Back to your point on capital efficiency, it looks like just from your production guidance and your activity guidance that HG was -- had a positive impact on your corporate decline rate. Is that accurate? And if so, could you help quantify that a little bit? I'm just looking at the production outcome from the spending outcome.

Michael Kennedy

Analyst · Wells Fargo.

Yes, our capital decline actually was in the low 20s. This is a little bit above that kind of mid-20s. But what we have is you have a flatter production file, you have some HG flatter, the midstream system has more of a kind of a flat production profile on the wells in the first couple of years, whereas ours was more well plumbed. So it's fairly similar, but a lot of their production has had, and constrained just around midstream.

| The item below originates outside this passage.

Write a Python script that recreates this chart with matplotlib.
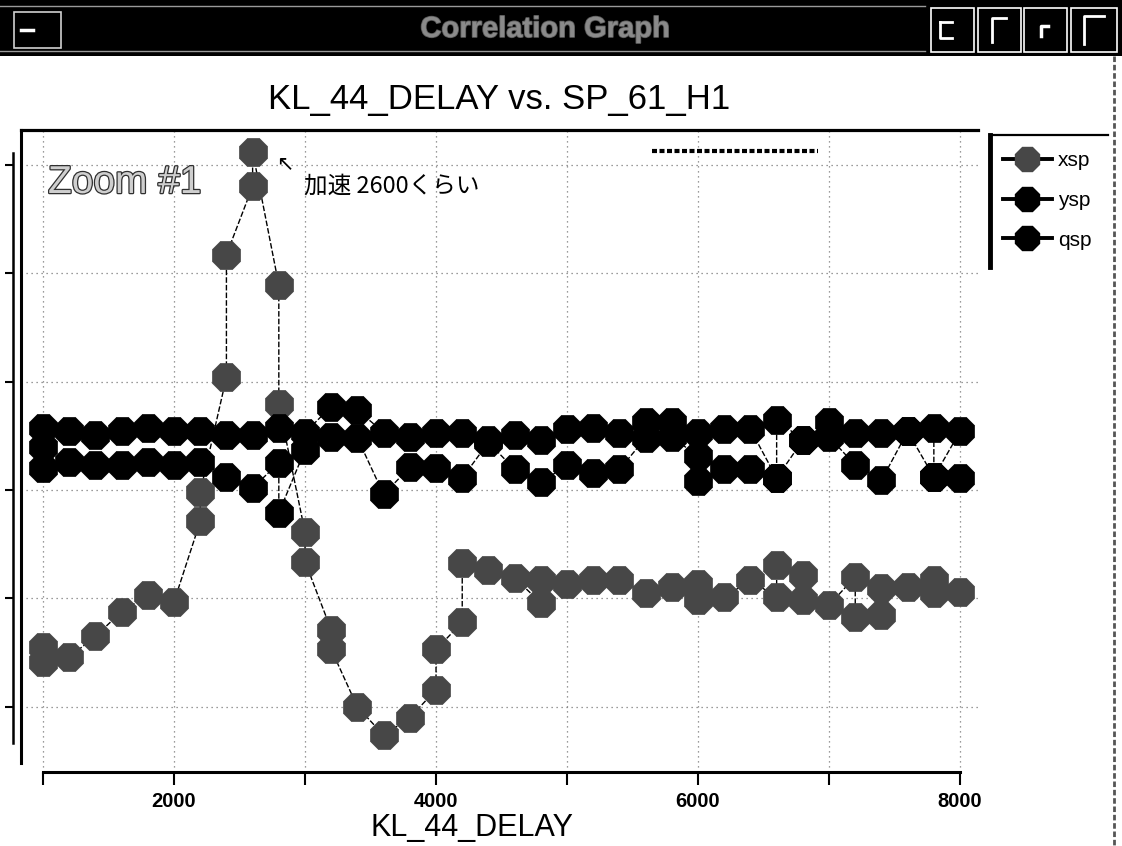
import matplotlib
matplotlib.use("Agg")
import matplotlib.pyplot as plt
from matplotlib.lines import Line2D
from matplotlib.patches import Rectangle
import matplotlib.patheffects as pe

# ---- data -------------------------------------------------------------
xsp_x = [1000, 1000, 1200, 1400, 1600, 1800, 2000, 2200, 2200, 2400, 2400,
         2600, 2600, 2800, 2800, 3000, 3000, 3200, 3200, 3400, 3600, 3800,
         4000, 4000, 4200, 4200, 4400, 4600, 4800, 4800, 5000, 5200, 5400,
         5600, 5800, 6000, 6000, 6200, 6400, 6600, 6600, 6800, 6800, 7000,
         7200, 7200, 7400, 7400, 7600, 7800, 7800, 8000]
xsp_y = [0.41, 0.55, 0.46, 0.65, 0.88, 1.03, 0.97, 1.71, 1.98, 3.04, 4.17,
         4.80, 5.12, 3.89, 2.79, 1.61, 1.34, 0.71, 0.53, 0.00, -0.26, -0.10,
         0.16, 0.53, 0.78, 1.33, 1.26, 1.19, 0.96, 1.17, 1.13, 1.17, 1.17,
         1.05, 1.11, 1.13, 0.99, 1.01, 1.17, 1.01, 1.31, 1.22, 0.99, 0.94,
         1.20, 0.83, 0.85, 1.10, 1.11, 1.17, 1.05, 1.06]

ysp_x = [1000, 1200, 1400, 1600, 1800, 2000, 2200, 2400, 2600, 2800,
         3000, 3200, 3400, 3600, 3800, 4000, 4200, 4400, 4600, 4800,
         5000, 5200, 5400, 5600, 5800, 6000, 6200, 6400, 6600, 6600,
         6800, 7000, 7200, 7400, 7600, 7800, 7800, 8000]
ysp_y = [2.57, 2.54, 2.51, 2.54, 2.57, 2.54, 2.54, 2.51, 2.51, 2.57,
         2.53, 2.77, 2.74, 2.53, 2.49, 2.53, 2.53, 2.46, 2.51, 2.46,
         2.56, 2.57, 2.53, 2.63, 2.63, 2.53, 2.56, 2.56, 2.11, 2.65,
         2.46, 2.63, 2.53, 2.53, 2.54, 2.57, 2.12, 2.54]

qsp_x = [1000, 1000, 1200, 1400, 1600, 1800, 2000, 2200, 2400, 2600,
         2800, 2800, 3000, 3200, 3400, 3600, 3800, 4000, 4200, 4400,
         4600, 4800, 5000, 5200, 5400, 5600, 5800, 6000, 6000, 6200,
         6400, 6600, 6800, 7000, 7200, 7400, 7600, 7800, 8000]
qsp_y = [2.40, 2.20, 2.26, 2.23, 2.23, 2.26, 2.23, 2.26, 2.12, 2.02,
         2.25, 1.79, 2.37, 2.49, 2.48, 1.96, 2.21, 2.20, 2.11, 2.44,
         2.19, 2.07, 2.23, 2.16, 2.19, 2.48, 2.49, 2.31, 2.08, 2.19,
         2.19, 2.11, 2.46, 2.49, 2.23, 2.09, 2.54, 2.12, 2.11]

series_names = ["xsp", "ysp", "qsp"]
x_ticks = [1000, 2000, 3000, 4000, 5000, 6000, 7000, 8000]
x_tick_labels = ["", "2000", "", "4000", "", "6000", "", "8000"]
y_ticks = [0, 1, 2, 3, 4, 5]

title = "KL_44_DELAY vs. SP_61_H1"
x_label = "KL_44_DELAY"
window_title = "Correlation Graph"
zoom_tag = "Zoom #1"
note = "加速 2600くらい"

XSP_COLOR = "#474747"

# ---- figure / helpers -------------------------------------------------
W, H = 1122, 846
fig = plt.figure(figsize=(W / 100, H / 100), dpi=100)
fig.patch.set_facecolor("white")


def fx(x):
    return x / W


def fy(y):
    return 1 - y / H


def fig_line(xs, ys, **kw):
    fig.add_artist(Line2D([fx(v) for v in xs], [fy(v) for v in ys],
                          transform=fig.transFigure, **kw))


# ---- window chrome ----------------------------------------------------
fig.add_artist(Rectangle((0, fy(56)), 1, 56 / H, transform=fig.transFigure,
                         facecolor="black", edgecolor="none"))
fig_line([0, 925], [6, 6], color="#9a9a9a", lw=1)
fig_line([0, 925], [51, 51], color="#9a9a9a", lw=1)
fig.add_artist(Rectangle((fx(14), fy(48)), 47 / W, 36 / H,
                         transform=fig.transFigure, fill=False,
                         edgecolor="#d0d0d0", lw=1.2))
fig_line([21, 33], [30, 30], color="white", lw=2.5)
fig.text(fx(545), fy(29), window_title, color="#8a8a8a", fontsize=21,
         fontweight="bold", ha="center", va="center", family="Liberation Sans",
         path_effects=[pe.withStroke(linewidth=1.2, foreground="#5a5a5a")])
for (bx0, bx1) in [(931, 974), (978, 1021), (1024, 1067), (1071, 1117)]:
    fig.add_artist(Rectangle((fx(bx0), fy(52)), (bx1 - bx0) / W, 44 / H,
                             transform=fig.transFigure, fill=False,
                             edgecolor="white", lw=1.2))
fig_line([940, 940, 952], [22, 38, 38], color="white", lw=2)
fig_line([940, 952], [22, 22], color="white", lw=2)
fig_line([992, 992, 1006], [42, 18, 18], color="white", lw=2)
fig_line([1041, 1041, 1048], [36, 26, 26], color="white", lw=2.5)
fig_line([1084, 1084, 1104], [44, 16, 16], color="white", lw=2)
fig_line([1114, 1114], [56, 846], color="#555555", lw=2, ls=(0, (2, 1)))

# ---- axes -------------------------------------------------------------
L, R, T, B = 21, 978, 130, 772
ax = fig.add_axes([fx(L), fy(B), (R - L) / W, (B - T) / H])
ax.set_facecolor("white")
ax.set_xlim(832, 8137)
ax.set_ylim(-0.60, 5.32)

ax.grid(True, ls=(0, (1, 3)), color="#7a7a7a", lw=0.9)
ax.set_axisbelow(True)

ax.spines["right"].set_visible(False)
ax.spines["top"].set_linewidth(2.3)
ax.spines["bottom"].set_linewidth(2.2)
ax.spines["bottom"].set_bounds(1000, 8000)
ax.spines["left"].set_position(("outward", 5.8))
ax.spines["left"].set_linewidth(1.8)
ax.spines["left"].set_bounds(-0.33, 5.11)
# inner frame edge of the plot box
ax.plot([0, 0], [0.014, 1], transform=ax.transAxes, color="black", lw=2.2,
        clip_on=False, zorder=5)

ax.set_xticks(x_ticks)
ax.set_xticklabels(x_tick_labels)
ax.set_yticks(y_ticks)
ax.tick_params(axis="x", direction="out", length=9.4, width=1.5, pad=5,
               labelsize=14.5)
ax.tick_params(axis="y", direction="out", length=5.8, width=1.5,
               labelleft=False)
for lab in ax.get_xticklabels():
    lab.set_fontweight("bold")
    lab.set_family("Liberation Sans")

ax.set_xlabel(x_label, fontsize=22, family="Liberation Sans", va="center")
ax.xaxis.set_label_coords(0.471, -0.087)
ax.set_title(title, fontsize=25, family="Liberation Sans", pad=15)

# ---- series -----------------------------------------------------------
marker_kw = dict(marker="8", ms=22, mew=0.5)
line_kw = dict(color="black", lw=1.0, ls=(0, (4, 1.5)))
ax.plot(xsp_x, xsp_y, mfc=XSP_COLOR, mec=XSP_COLOR, zorder=3,
        clip_on=False, **line_kw, **marker_kw)
ax.plot(ysp_x, ysp_y, mfc="black", mec="black", zorder=4,
        clip_on=False, **line_kw, **marker_kw)
ax.plot(qsp_x, qsp_y, mfc="black", mec="black", zorder=4,
        clip_on=False, **line_kw, **marker_kw)

# ---- legend -----------------------------------------------------------
handles = [
    Line2D([], [], color="black", lw=2.8, marker="8", ms=18,
           mfc=XSP_COLOR, mec=XSP_COLOR),
    Line2D([], [], color="black", lw=2.8, marker="8", ms=18,
           mfc="black", mec="black"),
    Line2D([], [], color="black", lw=2.8, marker="8", ms=18,
           mfc="black", mec="black"),
]
leg = ax.legend(handles, series_names, loc="upper left",
                bbox_to_anchor=(fx(1003), fy(151)),
                bbox_transform=fig.transFigure, frameon=False,
                prop={"family": "Liberation Sans", "size": 15},
                handlelength=2.35, handletextpad=0.3, labelspacing=1.0,
                borderaxespad=0, borderpad=0)
fig_line([990, 1108], [135, 135], color="black", lw=1.6)
fig_line([990, 990], [135, 267], color="black", lw=3.5)

# ---- annotations ------------------------------------------------------
fig_line([652, 818], [151, 151], color="black", lw=3, ls=(0, (1.2, 0.6)))
fig.text(fx(48), fy(183), zoom_tag, fontsize=28, family="Liberation Sans",
         color="#cfcfcf", ha="left", va="center",
         path_effects=[pe.withStroke(linewidth=1.8, foreground="#303030")])
fig.text(fx(285), fy(163), "↖", fontsize=15, family="DejaVu Sans",
         ha="center", va="center")
fig.text(fx(304), fy(186), note, fontsize=17,
         family=["Noto Sans CJK JP", "DejaVu Sans"], ha="left", va="center")

fig.savefig("out.png", dpi=100)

And so it's got a flatter production profile in its first couple of years.

Sam Margolin

Analyst · Wells Fargo.

Got it. Okay. And then just on the commercial side, there's a lot of focus on power, but the industrial piece along some of your firm transport destinations also has some growth prospects. Are there any commercial or fixed gas supply opportunities in that category?

Justin B. Fowler

Analyst · Wells Fargo.

Yes. This is Justin. We've spoken about this in previous calls, but Antero's firm transport book is set up with approximately 2 Bcf that heads down to the Gulf Coast, which Mike mentioned, that gets into the LNG corridor. And within that path, not to mention what the local growth will be, and we have different capacity that will pass by those end users, just if you think geographically, Kentucky, Tennessee, Mississippi, all the way down to the LNG corridor, we've identified potentially 4 or 6 Bcf of different demand that would be a potential fit with the Antero firm transport delivery. So we continue to have those conversations. As Brendan mentioned, we continue to get RFPs for different supply for these data centers and power projects. And we've touched on this in the past as well, but the competition for that volume southbound will continue to increase over the next couple of years.

Operator

Operator

And we have reached the end of our question-and-answer session. So I'll now hand the floor back to Dan Katzenberg for closing remarks.

Daniel Katzenberg

Analyst

Thank you for joining us on the conference call today. Please reach out with any further questions that you have. Have a good day.

Operator

Operator

This concludes today's call. All parties may disconnect.